Would you bow your head right now and say, “Thank you, blessed Jesus for dying for me.” Never forget that it was for you. The Savior died. For you was crucified. And that’s why the open door of salvation can be open today. Somebody listening to me has never opened your heart to Christ and invited Him in, as Lord and as Savior, do it right now, by faith say, “Lord Jesus, come into my heart, God be merciful to me, a sinner, save me for Jesus’ sake.” He’ll do it. I promise you that’s the way it works. Now there’s a purpose behind all of this that He might bring us to God.

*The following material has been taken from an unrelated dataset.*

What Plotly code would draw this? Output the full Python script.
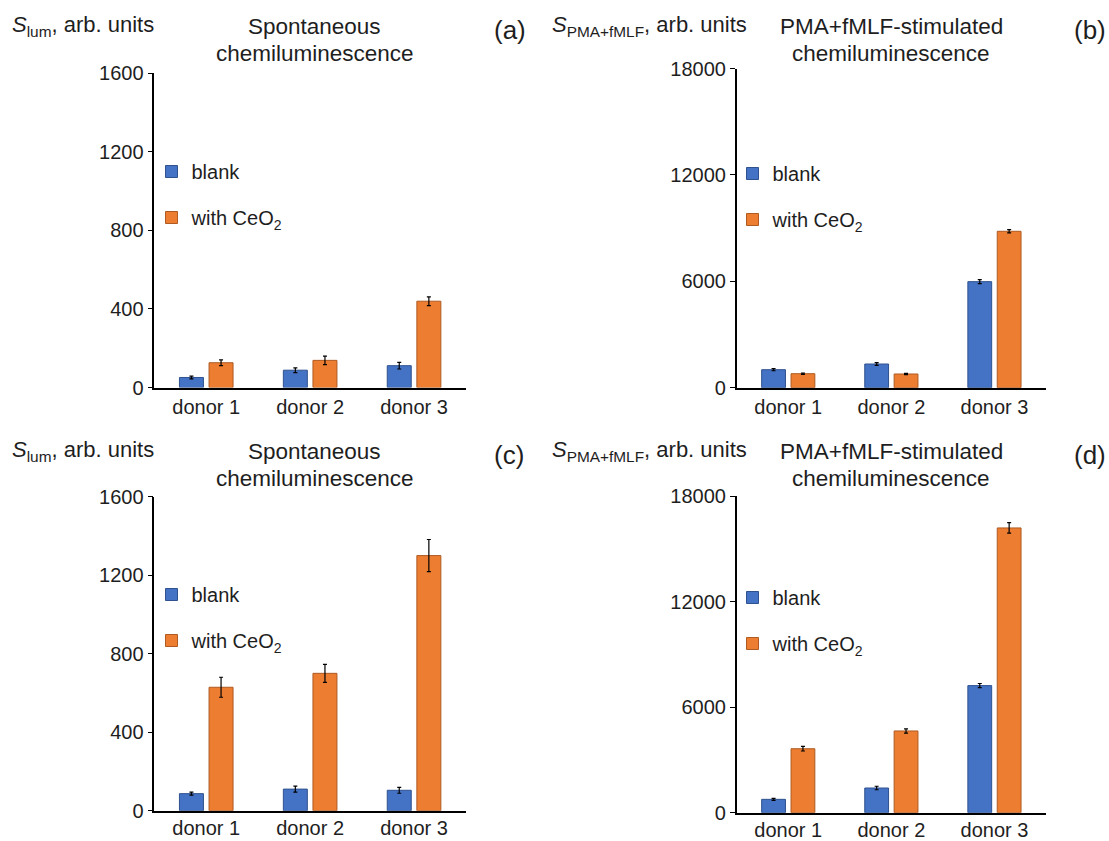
import plotly.graph_objects as go

categories = ["donor 1", "donor 2", "donor 3"]

a_blank = [51, 88, 111]
a_blank_err = [7, 12, 17]
a_ceo2 = [126, 138, 439]
a_ceo2_err = [15, 22, 22]

b_blank = [1015, 1336, 5980]
b_blank_err = [60, 80, 110]
b_ceo2 = [790, 773, 8820]
b_ceo2_err = [40, 40, 90]

c_blank = [87, 110, 104]
c_blank_err = [8, 15, 15]
c_ceo2 = [629, 700, 1300]
c_ceo2_err = [51, 46, 82]

d_blank = [760, 1405, 7230]
d_blank_err = [60, 100, 120]
d_ceo2 = [3640, 4650, 16200]
d_ceo2_err = [130, 120, 300]

series_names = ["blank", "with CeO<sub>2</sub>"]
panel_titles = ["Spontaneous", "chemiluminescence", "PMA+fMLF-stimulated", "chemiluminescence"]
panel_labels = ["(a)", "(b)", "(c)", "(d)"]
ylabels = ["<i>S</i><sub>lum</sub>, arb. units", "<i>S</i><sub>PMA+fMLF</sub>, arb. units"]
spont_ticks = [0, 400, 800, 1200, 1600]
stim_ticks = [0, 6000, 12000, 18000]

W, H = 1109, 841
FONT = "Liberation Sans, Arial, sans-serif"
TXT = "#1e1e1e"
BLUE, BLUE_LINE = "#4472C4", "#2F528F"
ORANGE, ORANGE_LINE = "#ED7D31", "#AE5A21"

def px_x(p):
    return p / W

def px_y(p):
    return 1 - p / H

# panel plot areas in pixels: (left, right, top, bottom)
areas = [
    (154.3, 466, 73, 387.5),
    (736.7, 1046, 68.5, 387.7),
    (154.3, 466, 496.7, 810.7),
    (736.7, 1046, 496.3, 812.7),
]
# legend anchor points (left edge, first-item centre) in pixels
legend_pos = [(151.5, 171), (732.5, 173), (151.5, 594), (732.5, 597)]

panels = [
    (a_blank, a_blank_err, a_ceo2, a_ceo2_err, spont_ticks),
    (b_blank, b_blank_err, b_ceo2, b_ceo2_err, stim_ticks),
    (c_blank, c_blank_err, c_ceo2, c_ceo2_err, spont_ticks),
    (d_blank, d_blank_err, d_ceo2, d_ceo2_err, stim_ticks),
]

fig = go.Figure()
layout = dict(
    width=W, height=H,
    margin=dict(l=0, r=0, t=0, b=0, autoexpand=False),
    paper_bgcolor="white", plot_bgcolor="white",
    font=dict(family=FONT, size=20, color=TXT),
    barmode="group", bargap=0.43, bargroupgap=0.19,
    annotations=[],
)

for i, (bl, ble, ce, cee, ticks) in enumerate(panels):
    n = i + 1
    xa = "x" if n == 1 else f"x{n}"
    ya = "y" if n == 1 else f"y{n}"
    lg = "legend" if n == 1 else f"legend{n}"
    fig.add_trace(go.Bar(
        x=categories, y=bl, name=series_names[0], xaxis=xa, yaxis=ya, legend=lg,
        legendgroup=f"b{n}", offsetgroup="blank",
        marker=dict(color=BLUE, line=dict(color=BLUE_LINE, width=1)),
        error_y=dict(type="data", array=ble, color="black", thickness=1.2, width=2),
    ))
    fig.add_trace(go.Bar(
        x=categories, y=ce, name=series_names[1], xaxis=xa, yaxis=ya, legend=lg,
        legendgroup=f"c{n}", offsetgroup="ceo2",
        marker=dict(color=ORANGE, line=dict(color=ORANGE_LINE, width=1)),
        error_y=dict(type="data", array=cee, color="black", thickness=1.2, width=2),
    ))
    l, r, t, b = areas[i]
    xkey = "xaxis" if n == 1 else f"xaxis{n}"
    ykey = "yaxis" if n == 1 else f"yaxis{n}"
    layout[xkey] = dict(
        domain=[px_x(l), px_x(r)], anchor=ya, showline=True, linecolor="black",
        linewidth=2, ticks="", showgrid=False, tickfont=dict(size=20, color=TXT),
        fixedrange=True, automargin=False,
        ticklabelstandoff=(-2 if i >= 2 else 0),
    )
    layout[ykey] = dict(
        domain=[px_y(b), px_y(t)], anchor=xa, range=[0, ticks[-1]],
        tickvals=ticks, ticktext=[str(v) for v in ticks],
        showline=True, linecolor="black", linewidth=1.5, ticks="outside",
        ticklen=5, tickcolor="black", showgrid=False, zeroline=False,
        tickfont=dict(size=20, color=TXT), fixedrange=True, automargin=False,
    )
    # legend
    lx, ly = legend_pos[i]
    layout[lg] = dict(
        x=px_x(lx), y=px_y(ly - 19), xanchor="left", yanchor="top",
        bgcolor="rgba(0,0,0,0)", borderwidth=0, tracegroupgap=17,
        traceorder="grouped", font=dict(size=20, color=TXT),
    )
    # titles
    top_off = 0 if i < 2 else 425
    t1, t2 = (panel_titles[0], panel_titles[1]) if i % 2 == 0 else (panel_titles[2], panel_titles[3])
    cx = 315 if i % 2 == 0 else 891
    layout["annotations"].append(dict(
        text=t1, x=px_x(cx), y=px_y(top_off + 26.5), xref="paper", yref="paper",
        showarrow=False, xanchor="center", yanchor="middle", font=dict(size=22.5, color=TXT)))
    layout["annotations"].append(dict(
        text=t2, x=px_x(cx), y=px_y(top_off + 53), xref="paper", yref="paper",
        showarrow=False, xanchor="center", yanchor="middle", font=dict(size=22.5, color=TXT)))
    # y label
    ylx = 10 if i % 2 == 0 else 550
    layout["annotations"].append(dict(
        text=ylabels[i % 2], x=px_x(ylx), y=px_y(top_off + 26), xref="paper", yref="paper",
        showarrow=False, xanchor="left", yanchor="middle", font=dict(size=22, color=TXT)))
    # panel label
    plx = 492 if i % 2 == 0 else 1072
    layout["annotations"].append(dict(
        text=panel_labels[i], x=px_x(plx), y=px_y(top_off + 30), xref="paper", yref="paper",
        showarrow=False, xanchor="left", yanchor="middle", font=dict(size=26, color=TXT)))

fig.update_layout(**layout)
fig.write_html("out.html", config={"displayModeBar": False},
               post_script="document.body.style.margin='0';")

Now, there’s a connection and the time is running out and I can’t develop this as I wish. There’s a connection between if so be ye suffer for well doing and it says He suffered that He might bring us to God. What is the basic reason for you going through any kinds of trials or sufferings? To bring the other person to God. The only reason God has well, I wouldn’t say the only, but the basic reason for going through your trials and sufferings, triumphantly is that other people might be brought to God. There is a dynamic effect upon people who watch you going through your trials triumphantly. Your motivation in mind must be not just to get through them, but to bring other people to our Lord as a result. I’ll come back to this briefly the next time we get together.

Dear Heavenly Father, thank you that Jesus died for us. Oh, may we live for Him, I ask in His name, Amen.

Till I meet you once again by way of radio, walk with the King today and be a blessing!